For the vast majority of the game, villages don’t feel lived in. There might be one or two civilians tossed in to pay lip service to the idea of a village, but the rest are all guards and samurai. It isn’t until very late in the game that a village is presented with a more realistic balance of guards to villagers, and that level stands out precisely because it’s so different from the previous uninspired designs. I’d even go so far as to say I was having fun playing that one level. Too bad that couldn’t last.

Every level, the game has the characters talk out ideas about how to solve the puzzles to get to their targets, but the suggested solutions are often too finicky to be done without memorizing elaborate walking patterns for everyone. Some of you may like trying to remember the movements of ten or twenty people in an area of the map, but I can barely remember to get five items at the grocery store with a list in hand. So instead of going with whatever clever plan the game wanted me to do, I just poked at the defenses to find the “lynchpin guard” who would allow me to kill everyone else until I reached my goal. That’s a long, slow, tedious process, and sometimes ended with me killing everyone. No, like everyone, even the civilians.

The thing is, almost every level sets up a main goal, and then once that has been done, there’s a cut scene that goes, “Okay, that happened, so now we have to do another thing.” As an example, one mission had me tracking a rogue Daimyo, and the first goal was to get my whole crew up to a certain hiding spot. In my head, I had a aplan for the sniper to save his grenade because I was going to toss it at the Daimyo. But then the cut scene had the sniper climb some scaffolding and kick down the ladder, taking him out of range for bomb chucking. What I wanted to do and what the game wanted me to do were at odds, and this was quite often the case.

Oh, and a lot of the enemy units have dialogue to show they’re evil, which would be fine if it played once. Let me give you an example.

Drunk Guard: Hey! Get over here! Bring more sake!
Frazzled Tavern Worker: I’m sorry! We had to bring up another barrel.
Drunk Guard: Do I look like I care? When I call, you come running!

That shit loops every thirty seconds. So imagine having to sort out a tricky order of who to kill and when, and how, and this motherfucker is whining twice a fucking minute. Which is why I decided to turn down the voice volume and keep it off right up until the game’s ending scene. I have to ask, who play-tested this, listened to this drivel over and over and said, ”This is fine.” Because it was easily one of the main reasons the early levels were so horrible.

Lastly, there’s the ridiculous plot armor fitted around taking down the samurai. They can’t be trapped, or tricked by tossed rocks.
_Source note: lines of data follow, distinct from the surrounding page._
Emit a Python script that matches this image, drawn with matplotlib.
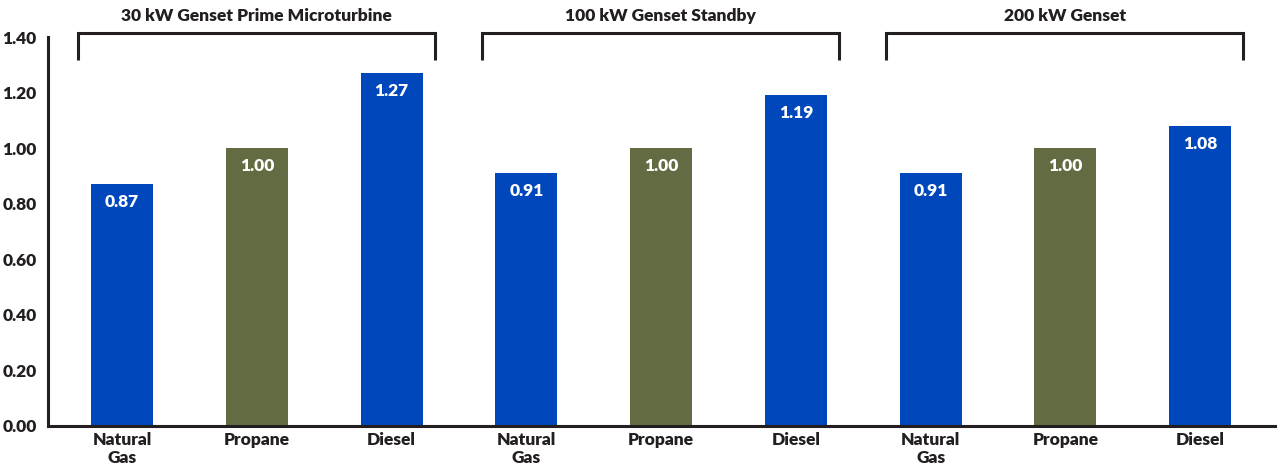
import matplotlib.pyplot as plt
import numpy as np

# data
groups = ['30 kW Genset Prime Microturbine', '100 kW Genset Standby', '200 kW Genset']
fuels = ['Natural\nGas', 'Propane', 'Diesel']
values = [0.87, 1.00, 1.27, 0.91, 1.00, 1.19, 0.91, 1.00, 1.08]
value_labels = ['0.87', '1.00', '1.27', '0.91', '1.00', '1.19', '0.91', '1.00', '1.08']
yticks = [0.0, 0.2, 0.4, 0.6, 0.8, 1.0, 1.2, 1.4]

BLUE = '#0047BB'
OLIVE = '#636B43'
DARK = '#231F20'
colors = [BLUE, OLIVE, BLUE] * 3

plt.rcParams['font.family'] = ['Lato', 'DejaVu Sans']
FS = 12.5
W = 'heavy'

fig = plt.figure(figsize=(12.77, 4.68), dpi=100)
ax = fig.add_axes([48/1277, 42/468, 1 - 48/1277, 389/468])

x = np.arange(len(values))
ax.bar(x, values, width=0.46, color=colors, zorder=2)

for xi, v, lab in zip(x, values, value_labels):
    ax.text(xi, v - 0.035, lab, ha='center', va='top', color='white',
            fontsize=FS, fontweight=W, zorder=3)

ax.set_xlim(-0.55, 8.57)
ax.set_ylim(0, 1.40)
ax.set_yticks(yticks)
ax.set_yticklabels([f'{t:.2f}' for t in yticks], fontsize=FS, fontweight=W, color=DARK)
ax.set_xticks(x)
ax.set_xticklabels(fuels * 3, fontsize=FS, fontweight=W, color=DARK, linespacing=1.2)
ax.tick_params(axis='x', length=0, pad=4)
ax.tick_params(axis='y', length=0, pad=8)

for s in ['top', 'right']:
    ax.spines[s].set_visible(False)
for s in ['left', 'bottom']:
    ax.spines[s].set_linewidth(2.2)
    ax.spines[s].set_color(DARK)

# group brackets
for g, name in enumerate(groups):
    x0 = 3 * g - 0.33
    x1 = 3 * g + 2.32
    ax.plot([x0, x0, x1, x1], [1.317, 1.414, 1.414, 1.317], color=DARK, lw=2.2,
            clip_on=False, solid_joinstyle='miter', solid_capstyle='butt')
    ax.text((x0 + x1) / 2, 1.475, name, ha='center', va='center', fontsize=FS,
            fontweight=W, color=DARK, clip_on=False)

fig.savefig('out.png', dpi=100, facecolor='white')
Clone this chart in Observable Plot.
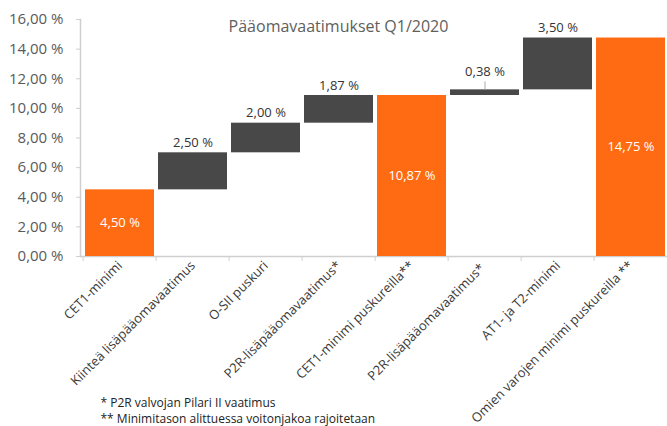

Without Mugen to fight them, the standard method is having one character shoot them, and then having another move in for a melee attack. It’s bullshit. Samurai do not wear kevlar, and bullets should kill them just like anyone else. But it goes beyond that. Even in a crowd, samurai can spot Aiko in her disguise. HOW? Do they have perfect visual recall of every civilian in town? It’s all just layers of plot armor to make them harder mini-boss level nuisances.

In conclusion, I’ll tell you the answer to the question that both my husband and sister-in-law asked, “If you hated it that much, why play it?” There are two reasons. The first is that with all the online games I wanted to review being off the table, I desperately wanted to have something to post. I absolutely hated that stretch of time where I only made a post every two months or so, and I like making this a once a week habit. So I reviewed this game start to finish, for you. And you’re welcome.

But the other reason is, by the midway point, I wanted to finish so I could see how the story ended. The writing quality was so good that even as I suffered through level after level of slow grinding death, I stuck with it to find out who the real bad guy was, and if he got properly murdered.

And you know, there were some cute moments, like finding an illusory wall with a bonfire behind it that triggered an achievement called Praise the Shogun. (Cute Dark Souls reference.) There were moments when I used the games shadow mode to make a perfectly timed attack, raising my left hand to count down; four, three, two, one, before pressing Y to set off the plan. Once I confirmed I got away with it, I’d start shouting that one meme: “Perfect! perfect perfect perfect!” Then I’d get right back to wrestling with all the stuff that made those small drip-fed moments of fun so hard to remember.

And you know, I’m sure there’s a taget audience who thinks all the thing that annoyed me are their brand of fun. That’s totally fair, but to thos folks, I’d ask, “And the game crashing every hour or so? Is that also fun? Or how about glitches like Shadow Mode just stops working for a while, and not even a quit and restart can bring it back. Is is fun to be unable to use a game’s most important feature at random? How about enemies who can see and shoot through walls as another random glitch?”

None of that is fun, and it further detracts from what was already a slog for me. That’s why I’m giving Shadow Tactics: Blades of the Shogun 2 stars, and I would only recommend it to die hard fans of the genre who are slightly masochistic enough to play through all the crashes and bugs.